La cultura del ruido

El arbolico, se riega desde chico. Decía ya la abuela de un tío mío. Escribo esto desde una terraza. 20º en un fresco día de julio. Un 31. Un día raro donde los haya en esta ciudad, para una práctica que se ha vuelto ya común aquí, y en todo el país: el ruido.

A mi lado, una valla alta separa la terraza del bar en el que tomo café, del patio del colegio donde unos pocos niños pasan las horas mientras sus padres hacen otras cosas. Apenas queda gente en la ciudad. El silencio es delicioso, sólo se escuchan los pájaros cantar. La temperatura perfecta. En este entorno, sería un privilegio poder escuchar el silencio. Estar con uno mismo.

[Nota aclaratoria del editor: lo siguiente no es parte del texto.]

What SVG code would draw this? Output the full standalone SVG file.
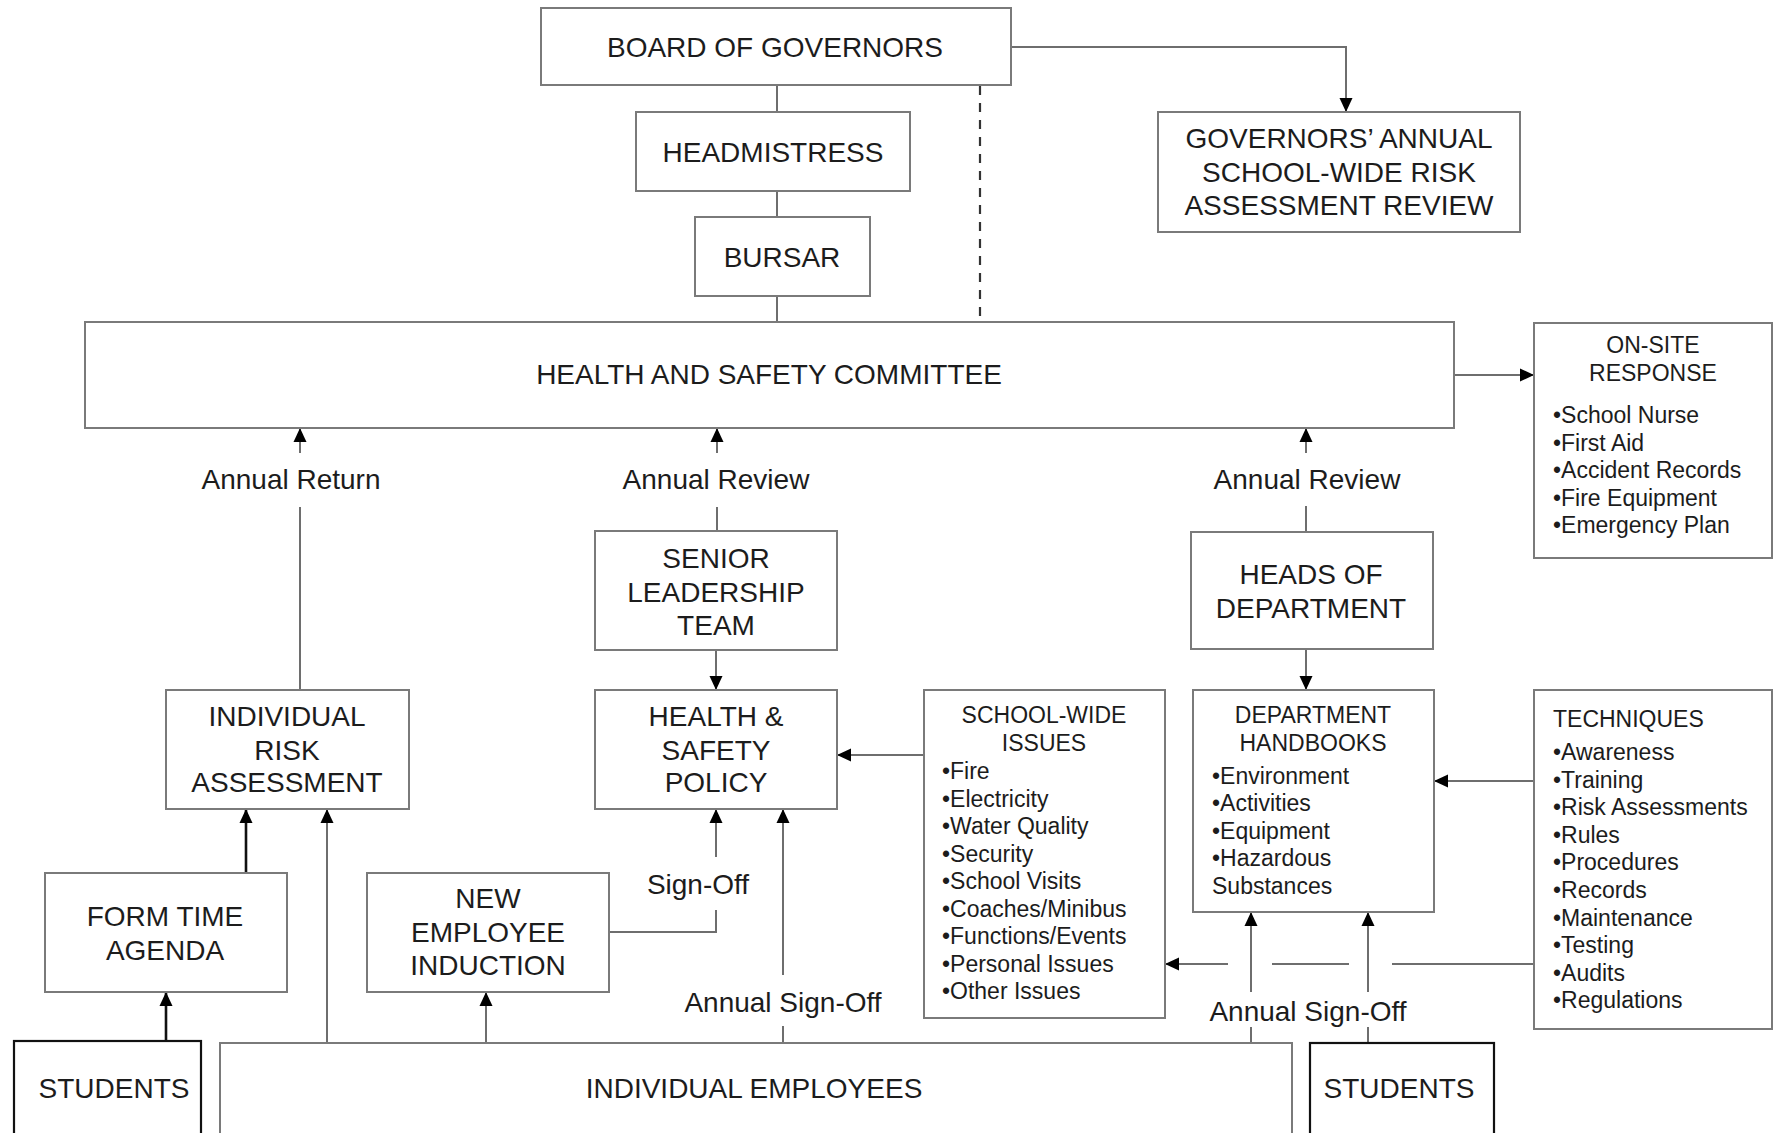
<svg xmlns="http://www.w3.org/2000/svg" width="1774" height="1133" viewBox="0 0 1774 1133">
<style>
.b{fill:#fff;stroke:#7a7a7a;stroke-width:2}
.s{fill:#fff;stroke:#111;stroke-width:2.2}
.t{font-family:"Liberation Sans",Arial,sans-serif;font-size:28px;fill:#1c1c1c;text-anchor:middle}
.m{font-family:"Liberation Sans",Arial,sans-serif;font-size:23px;fill:#1c1c1c;text-anchor:middle}
.l{font-family:"Liberation Sans",Arial,sans-serif;font-size:23px;fill:#1c1c1c;text-anchor:start}
.c{fill:none;stroke:#6e6e6e;stroke-width:2}
.k{fill:none;stroke:#111;stroke-width:2.6}
.d{fill:none;stroke:#333;stroke-width:2.2;stroke-dasharray:9 8}
</style>
<defs>
<marker id="ah" viewBox="0 0 14 14" refX="14" refY="7" markerWidth="14" markerHeight="14" markerUnits="userSpaceOnUse" orient="auto">
<path d="M0,0.5 L14,7 L0,13.5 z" fill="#000"/>
</marker>
</defs>
<rect width="1774" height="1133" fill="#fff"/>

<g id="connectors">
<path class="c" d="M777,85 V112"/>
<path class="c" d="M777,191 V217"/>
<path class="c" d="M777,296 V322"/>
<path class="d" d="M980,86 V322"/>
<path class="c" d="M1011,47 H1346 V112" marker-end="url(#ah)"/>
<path class="c" d="M1454,375 H1534" marker-end="url(#ah)"/>
<path class="c" d="M300,453 V428" marker-end="url(#ah)"/>
<path class="c" d="M300,507 V690"/>
<path class="c" d="M717,453 V428" marker-end="url(#ah)"/>
<path class="c" d="M717,507 V531"/>
<path class="c" d="M1306,453 V428" marker-end="url(#ah)"/>
<path class="c" d="M1306,506 V532"/>
<path class="c" d="M716,650 V690" marker-end="url(#ah)"/>
<path class="c" d="M1306,649 V690" marker-end="url(#ah)"/>
<path class="c" d="M924,755 H837" marker-end="url(#ah)"/>
<path class="c" d="M1534,781 H1434" marker-end="url(#ah)"/>
<path class="c" d="M1534,964 H1392"/>
<path class="c" d="M1349,964 H1272"/>
<path class="c" d="M1228,964 H1165" marker-end="url(#ah)"/>
<path class="c" d="M1251,992 V912" marker-end="url(#ah)"/>
<path class="c" d="M1368,992 V912" marker-end="url(#ah)"/>
<path class="c" d="M1251,1027 V1043"/>
<path class="c" d="M1368,1027 V1043"/>
<path class="k" d="M246,873 V809" marker-end="url(#ah)"/>
<path class="k" d="M166,1040 V992" marker-end="url(#ah)"/>
<path class="c" d="M327,1043 V809" marker-end="url(#ah)"/>
<path class="c" d="M486,1043 V992" marker-end="url(#ah)"/>
<path class="c" d="M609,932 H716 V910"/>
<path class="c" d="M716,857 V809" marker-end="url(#ah)"/>
<path class="c" d="M783,1026 V1043"/>
<path class="c" d="M783,975 V809" marker-end="url(#ah)"/>
</g>

<g id="board">
<rect class="b" x="541" y="8" width="470" height="77"/>
<text class="t" x="775" y="57">BOARD OF GOVERNORS</text>
</g>
<g id="headmistress">
<rect class="b" x="636" y="112" width="274" height="79"/>
<text class="t" x="773" y="162">HEADMISTRESS</text>
</g>
<g id="bursar">
<rect class="b" x="695" y="217" width="175" height="79"/>
<text class="t" x="782" y="267">BURSAR</text>
</g>
<g id="hsc">
<rect class="b" x="85" y="322" width="1369" height="106"/>
<text class="t" x="769" y="384">HEALTH AND SAFETY  COMMITTEE</text>
</g>
<g id="review">
<rect class="b" x="1158" y="112" width="362" height="120"/>
<text class="t" x="1339" y="148">GOVERNORS’ ANNUAL</text>
<text class="t" x="1339" y="182">SCHOOL-WIDE RISK</text>
<text class="t" x="1339" y="215">ASSESSMENT  REVIEW</text>
</g>
<g id="onsite">
<rect class="b" x="1534" y="323" width="238" height="235"/>
<text class="m" x="1653" y="353">ON-SITE</text>
<text class="m" x="1653" y="381">RESPONSE</text>
<text class="l" x="1553" y="423">•School Nurse</text>
<text class="l" x="1553" y="451">•First Aid</text>
<text class="l" x="1553" y="478">•Accident Records</text>
<text class="l" x="1553" y="506">•Fire Equipment</text>
<text class="l" x="1553" y="533">•Emergency Plan</text>
</g>
<g id="labels">
<text class="t" x="291" y="489">Annual  Return</text>
<text class="t" x="716" y="489">Annual  Review</text>
<text class="t" x="1307" y="489">Annual  Review</text>
<text class="t" x="698" y="894">Sign-Off</text>
<text class="t" x="783" y="1012">Annual  Sign-Off</text>
<text class="t" x="1308" y="1021">Annual  Sign-Off</text>
</g>
<g id="slt">
<rect class="b" x="595" y="531" width="242" height="119"/>
<text class="t" x="716" y="568">SENIOR</text>
<text class="t" x="716" y="602">LEADERSHIP</text>
<text class="t" x="716" y="635">TEAM</text>
</g>
<g id="hod">
<rect class="b" x="1191" y="532" width="242" height="117"/>
<text class="t" x="1311" y="584">HEADS OF</text>
<text class="t" x="1311" y="618">DEPARTMENT</text>
</g>
<g id="ira">
<rect class="b" x="166" y="690" width="243" height="119"/>
<text class="t" x="287" y="726">INDIVIDUAL</text>
<text class="t" x="287" y="760">RISK</text>
<text class="t" x="287" y="792">ASSESSMENT</text>
</g>
<g id="hsp">
<rect class="b" x="595" y="690" width="242" height="119"/>
<text class="t" x="716" y="726">HEALTH &amp;</text>
<text class="t" x="716" y="760">SAFETY</text>
<text class="t" x="716" y="792">POLICY</text>
</g>
<g id="swi">
<rect class="b" x="924" y="690" width="241" height="328"/>
<text class="m" x="1044" y="723">SCHOOL-WIDE</text>
<text class="m" x="1044" y="751">ISSUES</text>
<text class="l" x="942" y="779">•Fire</text>
<text class="l" x="942" y="807">•Electricity</text>
<text class="l" x="942" y="834">•Water Quality</text>
<text class="l" x="942" y="862">•Security</text>
<text class="l" x="942" y="889">•School Visits</text>
<text class="l" x="942" y="917">•Coaches/Minibus</text>
<text class="l" x="942" y="944">•Functions/Events</text>
<text class="l" x="942" y="972">•Personal Issues</text>
<text class="l" x="942" y="999">•Other Issues</text>
</g>
<g id="dh">
<rect class="b" x="1193" y="690" width="241" height="222"/>
<text class="m" x="1313" y="723">DEPARTMENT</text>
<text class="m" x="1313" y="751">HANDBOOKS</text>
<text class="l" x="1212" y="784">•Environment</text>
<text class="l" x="1212" y="811">•Activities</text>
<text class="l" x="1212" y="839">•Equipment</text>
<text class="l" x="1212" y="866">•Hazardous</text>
<text class="l" x="1212" y="894">Substances</text>
</g>
<g id="techniques">
<rect class="b" x="1534" y="690" width="238" height="339"/>
<text class="l" x="1553" y="727">TECHNIQUES</text>
<text class="l" x="1553" y="760">•Awareness</text>
<text class="l" x="1553" y="788">•Training</text>
<text class="l" x="1553" y="815">•Risk Assessments</text>
<text class="l" x="1553" y="843">•Rules</text>
<text class="l" x="1553" y="870">•Procedures</text>
<text class="l" x="1553" y="898">•Records</text>
<text class="l" x="1553" y="926">•Maintenance</text>
<text class="l" x="1553" y="953">•Testing</text>
<text class="l" x="1553" y="981">•Audits</text>
<text class="l" x="1553" y="1008">•Regulations</text>
</g>
<g id="fta">
<rect class="b" x="45" y="873" width="242" height="119"/>
<text class="t" x="165" y="926">FORM TIME</text>
<text class="t" x="165" y="960">AGENDA</text>
</g>
<g id="nei">
<rect class="b" x="367" y="873" width="242" height="119"/>
<text class="t" x="488" y="908">NEW</text>
<text class="t" x="488" y="942">EMPLOYEE</text>
<text class="t" x="488" y="975">INDUCTION</text>
</g>
<g id="students-left">
<rect class="s" x="14" y="1041" width="187" height="110"/>
<text class="t" x="114" y="1098">STUDENTS</text>
</g>
<g id="employees">
<rect class="b" x="220" y="1043" width="1072" height="110"/>
<text class="t" x="754" y="1098">INDIVIDUAL EMPLOYEES</text>
</g>
<g id="students-right">
<rect class="s" x="1310" y="1043" width="184" height="110"/>
<text class="t" x="1399" y="1098">STUDENTS</text>
</g>
</svg>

Sin embargo, los niños se deleitan con Si Antes Te Hubiera Conocido, de Karol G. Y no solo, también todos los viandantes, los que tomamos café en la terraza, y las decenas de viviendas cuyas ventanas dan al patio del colegio.

Porque aquí, si no matas a nadie, le puedes hacer la vida imposible. Molestar ya no está mal visto. Y así, pasean los niños en sus patinetes con un bafle a todo volumen, andan por las aceras los patinetes, los coches presumen de su música, y el vecino monta fiesta hasta las tres de la mañana. Llevan viéndolo desde chicos. ¿Qué van a hacer?